Kapitalizm öcüdür. Tamam soyluluk ve ruhbanlık yerine paranın sağladığı adalet biraz olsun herkesi rahatlatır. Ama para bir yerden sonra, kendi imtiyazlı grubunu yaratır.
hele iş reel sektörden çıkarsa ( ne kadar emek o kadar kazanç. Ya da ne kadar yatırım, o kadar kazanç) ve finans sektörüne bulaştırsa aslında soyut olan bir güç ( para) dünyayı ve hayatlarımızı yönetmeye başlar.
bunun için zaten bağa bahçeye gitmek, deniz kıyısına gitmek, iş hayatından sıyrılmak tatil yapmak, doğal yaşamak, üretmek, fiziksel emek harcamak ( spor dahil) bizi rahatlatır.
yani benden once söylendiği gibi , otra mundo es possible.
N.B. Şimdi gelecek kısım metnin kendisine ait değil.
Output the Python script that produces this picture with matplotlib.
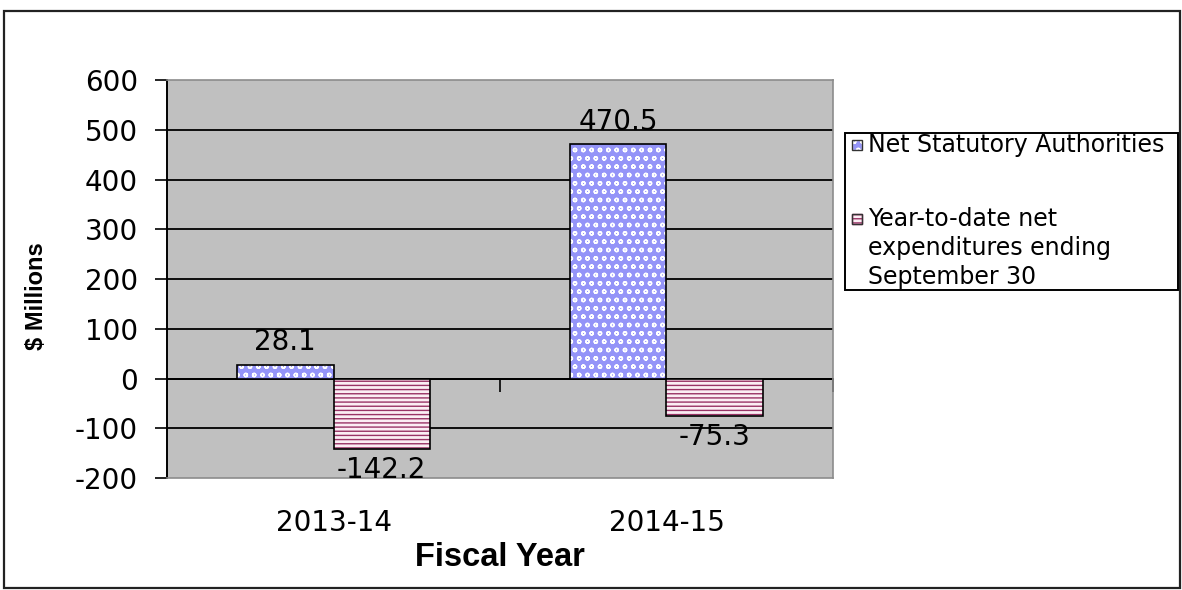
import numpy as np
import matplotlib
matplotlib.use('Agg')
import matplotlib.pyplot as plt
import matplotlib.patches as mpatches

plt.rcParams['font.family'] = ['DejaVu Sans']
plt.rcParams['hatch.linewidth'] = 1.0

# ── Data ──────────────────────────────────────────────────────────────────
years = ["2013-14", "2014-15"]
net_statutory = [28.1, 470.5]
ytd_expend = [-142.2, -75.3]
label_net = "Net Statutory Authorities"
label_ytd = ["Year-to-date net", "expenditures ending", "September 30"]
yticks = [-200, -100, 0, 100, 200, 300, 400, 500, 600]

BLUE = "#9494f8"
PLUM = "#993366"
PINK = "#fbeef4"
GREY_BG = "#c0c0c0"
NUM_FS = 20

fig = plt.figure(figsize=(11.82, 5.90), dpi=100)
fig.patch.set_facecolor("white")
# outer chart border
fig.add_artist(mpatches.Rectangle((0.003, 0.004), 0.995, 0.978, transform=fig.transFigure,
                                  fill=False, edgecolor="#222222", linewidth=1.6))

ax = fig.add_axes([0.1413, 0.1898, 0.5634, 0.6746])
ax.set_facecolor(GREY_BG)
x = np.arange(len(years))
w = 0.29

# blue series: white hatch over blue, outline drawn separately
ax.bar(x - w/2, net_statutory, w, color=BLUE, edgecolor="white", hatch="oo",
       linewidth=0, zorder=3)
ax.bar(x - w/2, net_statutory, w, fill=False, edgecolor="black", linewidth=1.2, zorder=4)
# plum series: wavy pattern approximated with dense horizontal hatch
ax.bar(x + w/2, ytd_expend, w, color=PINK, edgecolor=PLUM, hatch="----",
       linewidth=0, zorder=3)
ax.bar(x + w/2, ytd_expend, w, fill=False, edgecolor="black", linewidth=1.2, zorder=4)

for xi, v in zip(x, net_statutory):
    ax.text(xi - w/2, v + 17, f"{v:.1f}", ha="center", va="bottom", fontsize=NUM_FS, zorder=5)
for xi, v in zip(x, ytd_expend):
    ax.text(xi + w/2, v - 14, f"{v:.1f}", ha="center", va="top", fontsize=NUM_FS, zorder=5)

ax.set_xlim(-0.5, 1.5)
ax.set_ylim(-200, 600)
ax.set_yticks(yticks)
ax.set_yticklabels([str(t) for t in yticks], fontsize=NUM_FS)
ax.tick_params(axis="y", direction="out", length=9, width=1.2, pad=12)
for t in yticks[1:-1]:
    ax.axhline(t, color="black", linewidth=1.3, zorder=2)

ax.set_xticks(x)
ax.set_xticklabels(years, fontsize=NUM_FS)
ax.tick_params(axis="x", length=0, pad=22)

# category axis crossing at zero with boundary ticks
sec = ax.secondary_xaxis(0.25)
sec.set_xticks([0.5, 1.5])
sec.set_xticklabels([])
sec.tick_params(axis="x", direction="out", length=9, width=1.2)
sec.spines["bottom"].set_linewidth(1.3)

for side in ["top", "right", "bottom"]:
    ax.spines[side].set_color("#8c8c8c")
    ax.spines[side].set_linewidth(1.2)
ax.spines["left"].set_color("black")
ax.spines["left"].set_linewidth(1.4)

ax.set_xlabel("Fiscal Year", fontsize=23.5, fontweight="bold", labelpad=4,
              family="Liberation Sans")
ax.set_ylabel("$ Millions", fontsize=17, fontweight="bold", family="Liberation Sans")
ax.yaxis.set_label_coords(-0.178, 0.457)

# ── Legend (built by hand so the marker sits on the first text line) ──────
LEG_FS = 17
fig.add_artist(mpatches.Rectangle((0.7149, 0.5085), 0.2817, 0.2661, transform=fig.transFigure,
                                  fill=False, edgecolor="black", linewidth=1.4))
def legend_key(y_center, face, edge, hatch):
    size_w, size_h = 10 / 1182, 10 / 590
    fig.add_artist(mpatches.Rectangle((0.7208, y_center - size_h / 2), size_w, size_h,
                                      transform=fig.transFigure, facecolor=face,
                                      edgecolor=edge, hatch=hatch, linewidth=1.0))
    fig.add_artist(mpatches.Rectangle((0.7208, y_center - size_h / 2), size_w, size_h,
                                      transform=fig.transFigure, fill=False,
                                      edgecolor="#333333", linewidth=1.0))

y_net = 1 - 145 / 590
legend_key(y_net, BLUE, "white", "oo")
fig.text(0.7345, y_net, label_net, fontsize=LEG_FS, va="center", ha="left")

y_ytd = 1 - 219 / 590
legend_key(y_ytd, PINK, PLUM, "----")
for i, line in enumerate(label_ytd):
    fig.text(0.7345, y_ytd - i * 29 / 590, line, fontsize=LEG_FS, va="center", ha="left")

fig.savefig("out.png", dpi=100)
Yani başka bir dünya mümkün.
Genelde kapitalizm hakkında ciddi bir bilgisi veya fikri olmayanların, serbest piyasa sistemini/kapitalizmi her kötülükten sorumlu bir canavar gibi resmetmesi hareketidir. Kapitalizmi antropomorfizasyonla bir insana dönüştürüp özünde tüketicinin efendi olduğu bu sisteme logical fallacyler voltranıyla ve akıl-mantık ikiliğini dışarda bırakıp saf goygoy ve duygusal tepkilerle saldırarak anti-kapitalist tribünlere şov yapan ve kendine ego pompalayan insancıklar bu işin öznesidir.